I don't force my children to do gardening activities, but often they will join in with me on their own. Not to weed of course! If I'm planting seeds I always get a "daddy can I help?" from one of the kids. The other day I was potting plants to make them ready for the farmer's market I attend when one of my daughters came and volunteered to help. I use coir (coconut) pots for the edibles which almost always come stuck together. She wrangled the pots, separated them, got more when needed, and set them out for me which I'm sure improved my production by at least 30 minutes. It was great!

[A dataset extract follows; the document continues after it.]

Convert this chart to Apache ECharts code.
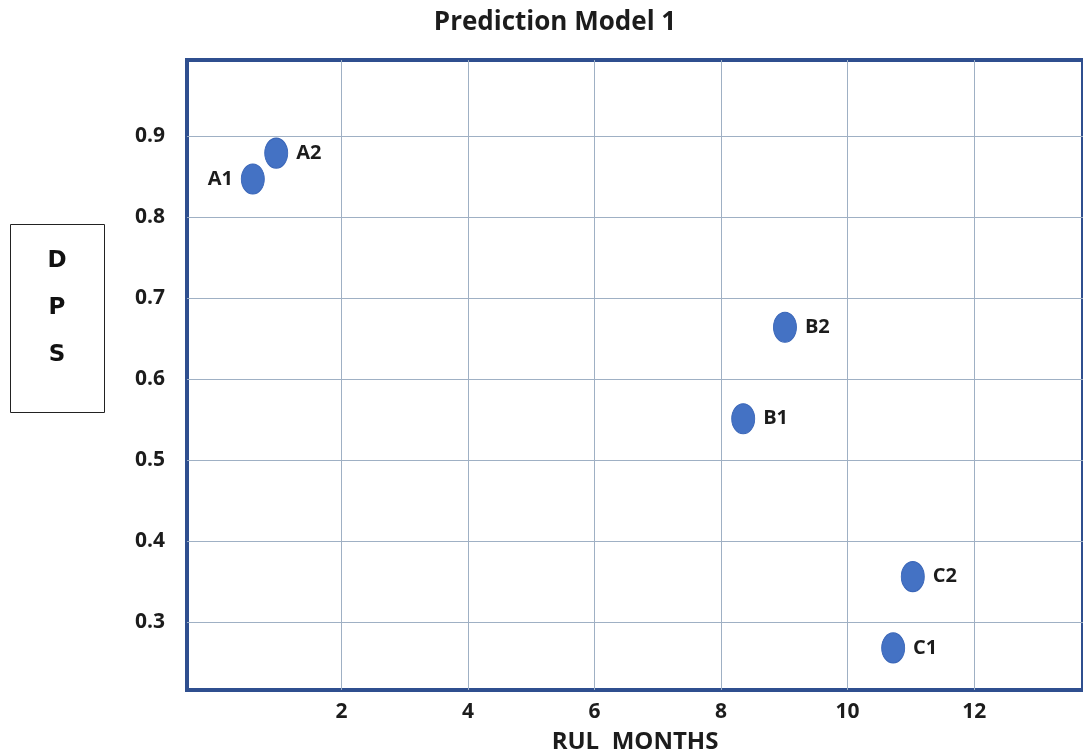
<!DOCTYPE html>
<html>
<head>
<meta charset="utf-8">
<script src="https://cdn.jsdelivr.net/npm/echarts@6/dist/echarts.min.js"></script>
<style>
  html, body { margin: 0; padding: 0; background: #fff; }
  #chart { width: 1083px; height: 753px; }
</style>
</head>
<body>
<div id="chart"></div>
<script>
// points: name, RUL months, DPS
const names = ['A1', 'A2', 'B1', 'B2', 'C1', 'C2'];
const rulMonths = [0.60, 0.97, 8.35, 9.01, 10.72, 11.03];
const dps = [0.847, 0.879, 0.551, 0.664, 0.268, 0.356];
const xTicks = [2, 4, 6, 8, 10, 12];
const yTicks = [0.3, 0.4, 0.5, 0.6, 0.7, 0.8, 0.9];

const font = '"Open Sans", Lato, sans-serif';
const txt = '#1c1c1c';

let points = names.map((n, i) => ({
    name: n,
    value: [rulMonths[i], dps[i]],
    label: { position: n === 'A1' ? 'left' : 'right' }
}));

let myChart = echarts.init(document.getElementById('chart'));
let option = {
    backgroundColor: '#fff',
    animation: false,
    title: {
        text: 'Prediction Model 1',
        left: 550,
        top: 5,
        textAlign: 'center',
        textStyle: { fontFamily: font, fontSize: 26, fontWeight: 'bold', color: txt }
    },
    grid: {
        left: 187, top: 60, right: 0, bottom: 63,
        outerBoundsMode: 'none',
        containLabel: false,
        show: true,
        borderColor: '#2f4f8f',
        borderWidth: 4
    },
    xAxis: {
        type: 'value',
        min: -0.44,
        max: 13.72,
        name: 'RUL  MONTHS',
        nameLocation: 'middle',
        nameGap: 40,
        nameTextStyle: { fontFamily: font, fontSize: 24, fontWeight: 'bold', color: txt },
        axisLine: { show: false },
        axisTick: { show: false, customValues: xTicks },
        axisLabel: {
            customValues: xTicks,
            margin: 12,
            fontFamily: font, fontSize: 21, fontWeight: 'bold', color: txt
        },
        splitLine: { show: true, lineStyle: { color: '#9fb0c4', width: 1 } }
    },
    yAxis: {
        type: 'value',
        min: 0.216,
        max: 0.994,
        axisLine: { show: false },
        axisTick: { show: false, customValues: yTicks },
        axisLabel: {
            customValues: yTicks,
            margin: 22,
            formatter: v => v.toFixed(1),
            fontFamily: font, fontSize: 21, fontWeight: 'bold', color: txt
        },
        splitLine: { show: true, lineStyle: { color: '#9fb0c4', width: 1 } }
    },
    graphic: [
        {
            type: 'rect',
            shape: { x: 10.5, y: 224.5, width: 94, height: 188 },
            style: { fill: '#fff', stroke: '#222', lineWidth: 1 }
        },
        {
            type: 'text',
            x: 57, y: 261,
            style: { text: 'D', fontFamily: '"DejaVu Sans", sans-serif', fontSize: 23, fontWeight: 'bold', fill: '#111', align: 'center', verticalAlign: 'middle' }
        },
        {
            type: 'text',
            x: 57, y: 308,
            style: { text: 'P', fontFamily: '"DejaVu Sans", sans-serif', fontSize: 23, fontWeight: 'bold', fill: '#111', align: 'center', verticalAlign: 'middle' }
        },
        {
            type: 'text',
            x: 57, y: 355,
            style: { text: 'S', fontFamily: '"DejaVu Sans", sans-serif', fontSize: 23, fontWeight: 'bold', fill: '#111', align: 'center', verticalAlign: 'middle' }
        }
    ],
    series: [
        {
            type: 'scatter',
            symbol: 'circle',
            symbolSize: [23, 30],
            itemStyle: { color: '#4472c4', opacity: 1, borderColor: '#3a66b8', borderWidth: 1 },
            label: {
                show: true,
                formatter: '{b}',
                distance: 8,
                fontFamily: font, fontSize: 20, fontWeight: 'bold', color: txt
            },
            data: points
        }
    ]
};
myChart.setOption(option);
</script>
</body>
</html>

That day I spent time teaching her things about the plants, talking with her, and spending priceless quality time with her.
|My oldest daughter at 2.5 yrs.|
Someday they will have to chip in with various tasks outdoors as they are older and more responsible but for now I want them to explore. Often when I'm out working I'll find something interesting, like a salamander underneath a worm bin box. I called the kids over to see it and they asked questions. They learned it was an amphibian and not a reptile. I explained how it needed moisture to survive and we talked about what it did that was good for the garden. Then we put the salamander right back where we found it. A couple weeks ago a cardinal got stuck in the garage. I caught it and the kids were able to see it up close before I released it. They've seen bunny rabbits, snakes, toads, deer, turkeys, bugs, worms, butterflies, and all kinds of other creatures that thrive in the garden. The garden is an awesome laboratory for learning.
|My daughters helping with a raised bed.|
Being an example is the most important thing in gardening which is true in all aspects of parenting. I'm outdoors all the time and so that's where the kids go. They don't want to sit around the house all day when they could be playing outdoors. They do like their TV time, but when they come home from school they head outdoors without even asking about TV. They've established a little "fort" inside of my dappled willow shrubs where they go. It's a secret, don't tell anyone. They even have a little garden area of their own where they experiment with planting things. I let them have the freedom to explore their ideas outdoors.
I've learned from them too. Last week the kids discovered a carpenter bee who somehow had broken its wings. My oldest daughter became determined to rehab the creature. The carpenter bees inflict us with their territorial harassment every year; I would never have considered rehabbing one! My daughter went and did a little research and learned the difference between male and female bees. She also discovered that the male carpenter bees don't sting, they're all bark and no bite. Now when the little bees dive bomb me outside I barely flinch instead of running for the hills.
|Oldest daughter at 8 yrs with her bee.|
When the garden harvests come in the kids are the first to explore what we've grown. Every one of the kids loves a good fresh tomato and will happily devour the cherry tomatoes right from the garden. The garden encourages children to try new foods. The kids love pesto which we make each year from our backyard basil but will sample almost anything we give them from the garden. Last night I picked asparagus from the garden for cooking with dinner and we sampled it fresh which they actually liked. They said it was better fresh from the garden than cooked.
Kids really have a passion for learning. If given a little bit of freedom to explore children will find something to learn. It's in their nature and it's in our nature too!